Problem to solve
Pictures appear in the records below; write out everything else exactly.

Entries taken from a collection

□ □ □ □

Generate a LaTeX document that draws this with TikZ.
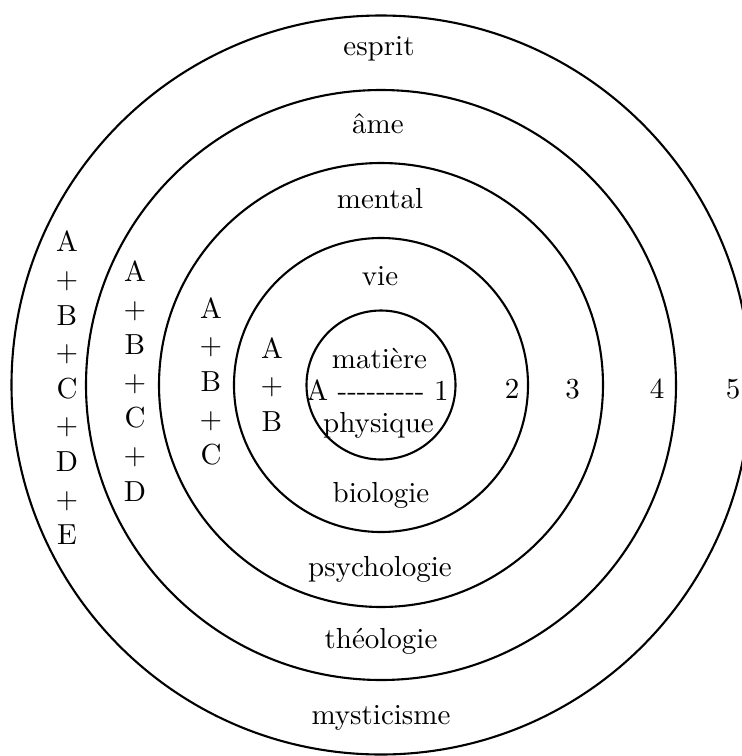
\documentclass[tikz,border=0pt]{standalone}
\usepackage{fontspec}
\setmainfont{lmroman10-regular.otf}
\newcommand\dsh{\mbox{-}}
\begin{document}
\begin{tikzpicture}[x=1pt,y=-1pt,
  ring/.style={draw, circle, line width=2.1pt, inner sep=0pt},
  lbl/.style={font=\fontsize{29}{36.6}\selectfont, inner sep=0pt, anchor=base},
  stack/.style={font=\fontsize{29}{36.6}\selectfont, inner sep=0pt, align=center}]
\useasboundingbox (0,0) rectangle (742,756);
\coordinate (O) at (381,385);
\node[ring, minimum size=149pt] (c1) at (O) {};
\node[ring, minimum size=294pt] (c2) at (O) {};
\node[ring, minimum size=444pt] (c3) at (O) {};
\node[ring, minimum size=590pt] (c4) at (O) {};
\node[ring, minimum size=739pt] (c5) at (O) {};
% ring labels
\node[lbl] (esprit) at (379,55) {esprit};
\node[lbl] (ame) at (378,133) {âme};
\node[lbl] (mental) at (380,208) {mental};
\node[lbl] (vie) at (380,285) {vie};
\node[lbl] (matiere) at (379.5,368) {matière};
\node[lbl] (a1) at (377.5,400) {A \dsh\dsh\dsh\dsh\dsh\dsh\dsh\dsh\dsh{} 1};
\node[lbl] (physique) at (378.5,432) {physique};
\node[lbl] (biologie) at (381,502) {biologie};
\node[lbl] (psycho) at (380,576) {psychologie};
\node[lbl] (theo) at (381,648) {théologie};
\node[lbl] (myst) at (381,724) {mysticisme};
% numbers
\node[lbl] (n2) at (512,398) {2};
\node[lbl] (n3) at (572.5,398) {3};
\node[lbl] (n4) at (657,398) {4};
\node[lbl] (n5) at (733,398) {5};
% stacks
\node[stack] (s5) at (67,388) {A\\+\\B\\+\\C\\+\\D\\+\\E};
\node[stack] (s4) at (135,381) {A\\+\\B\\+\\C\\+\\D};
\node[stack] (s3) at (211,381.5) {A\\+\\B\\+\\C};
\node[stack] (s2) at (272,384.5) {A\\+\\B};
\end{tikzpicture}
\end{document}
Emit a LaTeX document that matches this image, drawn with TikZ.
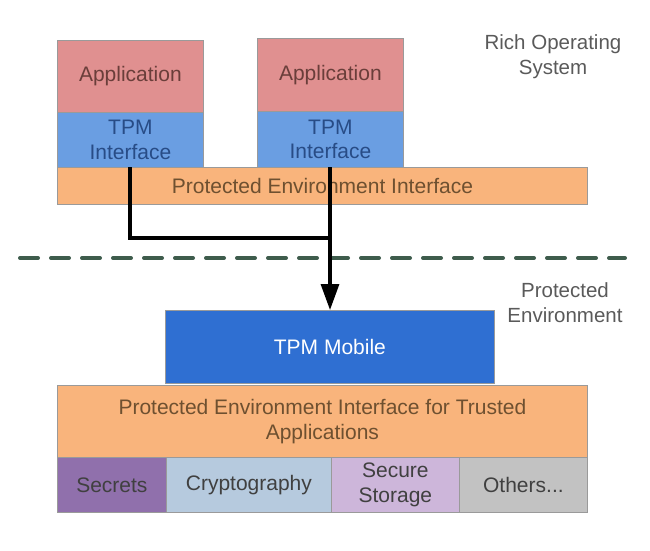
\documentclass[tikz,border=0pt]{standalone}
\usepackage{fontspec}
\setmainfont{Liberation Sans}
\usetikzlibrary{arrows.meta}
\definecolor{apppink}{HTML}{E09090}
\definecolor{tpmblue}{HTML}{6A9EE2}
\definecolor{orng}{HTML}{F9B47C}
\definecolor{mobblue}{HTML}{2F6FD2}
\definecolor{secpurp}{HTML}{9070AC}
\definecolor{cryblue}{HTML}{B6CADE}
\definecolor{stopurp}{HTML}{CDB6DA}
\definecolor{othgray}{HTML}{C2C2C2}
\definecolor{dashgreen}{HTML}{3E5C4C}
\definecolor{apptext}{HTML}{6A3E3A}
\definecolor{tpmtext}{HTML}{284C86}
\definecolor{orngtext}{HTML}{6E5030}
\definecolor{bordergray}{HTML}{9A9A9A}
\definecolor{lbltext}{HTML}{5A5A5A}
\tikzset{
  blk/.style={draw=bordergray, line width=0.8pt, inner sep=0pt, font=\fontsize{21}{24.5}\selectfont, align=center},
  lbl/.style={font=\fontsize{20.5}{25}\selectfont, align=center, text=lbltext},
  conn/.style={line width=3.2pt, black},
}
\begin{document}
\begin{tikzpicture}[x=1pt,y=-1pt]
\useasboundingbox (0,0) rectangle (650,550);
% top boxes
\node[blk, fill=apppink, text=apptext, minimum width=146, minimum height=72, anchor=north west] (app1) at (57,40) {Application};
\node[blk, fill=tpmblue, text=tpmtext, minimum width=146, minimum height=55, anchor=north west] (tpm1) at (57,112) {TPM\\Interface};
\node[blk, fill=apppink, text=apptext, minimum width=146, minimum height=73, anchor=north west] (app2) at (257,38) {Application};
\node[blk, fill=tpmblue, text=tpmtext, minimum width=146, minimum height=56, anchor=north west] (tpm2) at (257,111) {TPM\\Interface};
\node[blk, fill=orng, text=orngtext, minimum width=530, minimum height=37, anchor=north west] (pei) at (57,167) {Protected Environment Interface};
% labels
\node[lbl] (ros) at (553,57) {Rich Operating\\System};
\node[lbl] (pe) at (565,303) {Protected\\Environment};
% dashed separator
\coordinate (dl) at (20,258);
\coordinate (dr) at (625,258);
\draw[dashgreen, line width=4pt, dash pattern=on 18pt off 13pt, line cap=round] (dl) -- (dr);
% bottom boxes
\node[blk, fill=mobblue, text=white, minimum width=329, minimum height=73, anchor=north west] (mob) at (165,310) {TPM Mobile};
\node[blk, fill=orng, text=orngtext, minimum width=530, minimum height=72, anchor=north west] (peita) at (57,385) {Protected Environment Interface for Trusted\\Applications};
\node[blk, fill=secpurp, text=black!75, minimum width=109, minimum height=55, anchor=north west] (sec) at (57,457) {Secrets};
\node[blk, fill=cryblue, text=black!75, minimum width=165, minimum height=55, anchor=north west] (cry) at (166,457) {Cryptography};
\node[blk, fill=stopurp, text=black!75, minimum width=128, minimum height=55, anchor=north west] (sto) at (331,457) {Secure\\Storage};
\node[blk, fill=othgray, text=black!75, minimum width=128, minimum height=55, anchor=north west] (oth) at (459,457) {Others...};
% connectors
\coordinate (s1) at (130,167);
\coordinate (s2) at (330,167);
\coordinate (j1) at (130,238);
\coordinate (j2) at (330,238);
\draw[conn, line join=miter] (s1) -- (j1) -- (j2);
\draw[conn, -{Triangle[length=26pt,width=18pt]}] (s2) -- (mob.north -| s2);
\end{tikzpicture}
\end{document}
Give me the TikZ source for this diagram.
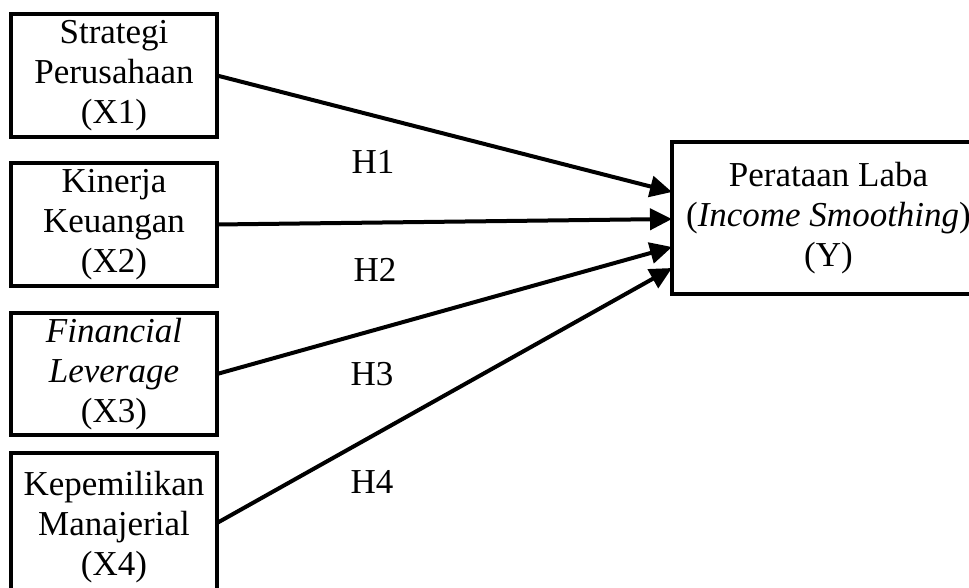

□ □ □ □

The result
Generate a LaTeX document that draws this with TikZ.
\documentclass[tikz,border=0pt]{standalone}
\usepackage{fontspec}
\setmainfont{lmroman10-regular.otf}
\newcommand\dsh{\mbox{-}}
\begin{document}
\begin{tikzpicture}[x=1pt,y=-1pt,
  ring/.style={draw, circle, line width=2.1pt, inner sep=0pt},
  lbl/.style={font=\fontsize{29}{36.6}\selectfont, inner sep=0pt, anchor=base},
  stack/.style={font=\fontsize{29}{36.6}\selectfont, inner sep=0pt, align=center}]
\useasboundingbox (0,0) rectangle (742,756);
\coordinate (O) at (381,385);
\node[ring, minimum size=149pt] (c1) at (O) {};
\node[ring, minimum size=294pt] (c2) at (O) {};
\node[ring, minimum size=444pt] (c3) at (O) {};
\node[ring, minimum size=590pt] (c4) at (O) {};
\node[ring, minimum size=739pt] (c5) at (O) {};
% ring labels
\node[lbl] (esprit) at (379,55) {esprit};
\node[lbl] (ame) at (378,133) {âme};
\node[lbl] (mental) at (380,208) {mental};
\node[lbl] (vie) at (380,285) {vie};
\node[lbl] (matiere) at (379.5,368) {matière};
\node[lbl] (a1) at (377.5,400) {A \dsh\dsh\dsh\dsh\dsh\dsh\dsh\dsh\dsh{} 1};
\node[lbl] (physique) at (378.5,432) {physique};
\node[lbl] (biologie) at (381,502) {biologie};
\node[lbl] (psycho) at (380,576) {psychologie};
\node[lbl] (theo) at (381,648) {théologie};
\node[lbl] (myst) at (381,724) {mysticisme};
% numbers
\node[lbl] (n2) at (512,398) {2};
\node[lbl] (n3) at (572.5,398) {3};
\node[lbl] (n4) at (657,398) {4};
\node[lbl] (n5) at (733,398) {5};
% stacks
\node[stack] (s5) at (67,388) {A\\+\\B\\+\\C\\+\\D\\+\\E};
\node[stack] (s4) at (135,381) {A\\+\\B\\+\\C\\+\\D};
\node[stack] (s3) at (211,381.5) {A\\+\\B\\+\\C};
\node[stack] (s2) at (272,384.5) {A\\+\\B};
\end{tikzpicture}
\end{document}
Emit a LaTeX document that matches this image, drawn with TikZ.
\documentclass[tikz,border=0pt]{standalone}
\usepackage{fontspec}
\setmainfont{Liberation Sans}
\usetikzlibrary{arrows.meta}
\definecolor{apppink}{HTML}{E09090}
\definecolor{tpmblue}{HTML}{6A9EE2}
\definecolor{orng}{HTML}{F9B47C}
\definecolor{mobblue}{HTML}{2F6FD2}
\definecolor{secpurp}{HTML}{9070AC}
\definecolor{cryblue}{HTML}{B6CADE}
\definecolor{stopurp}{HTML}{CDB6DA}
\definecolor{othgray}{HTML}{C2C2C2}
\definecolor{dashgreen}{HTML}{3E5C4C}
\definecolor{apptext}{HTML}{6A3E3A}
\definecolor{tpmtext}{HTML}{284C86}
\definecolor{orngtext}{HTML}{6E5030}
\definecolor{bordergray}{HTML}{9A9A9A}
\definecolor{lbltext}{HTML}{5A5A5A}
\tikzset{
  blk/.style={draw=bordergray, line width=0.8pt, inner sep=0pt, font=\fontsize{21}{24.5}\selectfont, align=center},
  lbl/.style={font=\fontsize{20.5}{25}\selectfont, align=center, text=lbltext},
  conn/.style={line width=3.2pt, black},
}
\begin{document}
\begin{tikzpicture}[x=1pt,y=-1pt]
\useasboundingbox (0,0) rectangle (650,550);
% top boxes
\node[blk, fill=apppink, text=apptext, minimum width=146, minimum height=72, anchor=north west] (app1) at (57,40) {Application};
\node[blk, fill=tpmblue, text=tpmtext, minimum width=146, minimum height=55, anchor=north west] (tpm1) at (57,112) {TPM\\Interface};
\node[blk, fill=apppink, text=apptext, minimum width=146, minimum height=73, anchor=north west] (app2) at (257,38) {Application};
\node[blk, fill=tpmblue, text=tpmtext, minimum width=146, minimum height=56, anchor=north west] (tpm2) at (257,111) {TPM\\Interface};
\node[blk, fill=orng, text=orngtext, minimum width=530, minimum height=37, anchor=north west] (pei) at (57,167) {Protected Environment Interface};
% labels
\node[lbl] (ros) at (553,57) {Rich Operating\\System};
\node[lbl] (pe) at (565,303) {Protected\\Environment};
% dashed separator
\coordinate (dl) at (20,258);
\coordinate (dr) at (625,258);
\draw[dashgreen, line width=4pt, dash pattern=on 18pt off 13pt, line cap=round] (dl) -- (dr);
% bottom boxes
\node[blk, fill=mobblue, text=white, minimum width=329, minimum height=73, anchor=north west] (mob) at (165,310) {TPM Mobile};
\node[blk, fill=orng, text=orngtext, minimum width=530, minimum height=72, anchor=north west] (peita) at (57,385) {Protected Environment Interface for Trusted\\Applications};
\node[blk, fill=secpurp, text=black!75, minimum width=109, minimum height=55, anchor=north west] (sec) at (57,457) {Secrets};
\node[blk, fill=cryblue, text=black!75, minimum width=165, minimum height=55, anchor=north west] (cry) at (166,457) {Cryptography};
\node[blk, fill=stopurp, text=black!75, minimum width=128, minimum height=55, anchor=north west] (sto) at (331,457) {Secure\\Storage};
\node[blk, fill=othgray, text=black!75, minimum width=128, minimum height=55, anchor=north west] (oth) at (459,457) {Others...};
% connectors
\coordinate (s1) at (130,167);
\coordinate (s2) at (330,167);
\coordinate (j1) at (130,238);
\coordinate (j2) at (330,238);
\draw[conn, line join=miter] (s1) -- (j1) -- (j2);
\draw[conn, -{Triangle[length=26pt,width=18pt]}] (s2) -- (mob.north -| s2);
\end{tikzpicture}
\end{document}
Give me the TikZ source for this diagram.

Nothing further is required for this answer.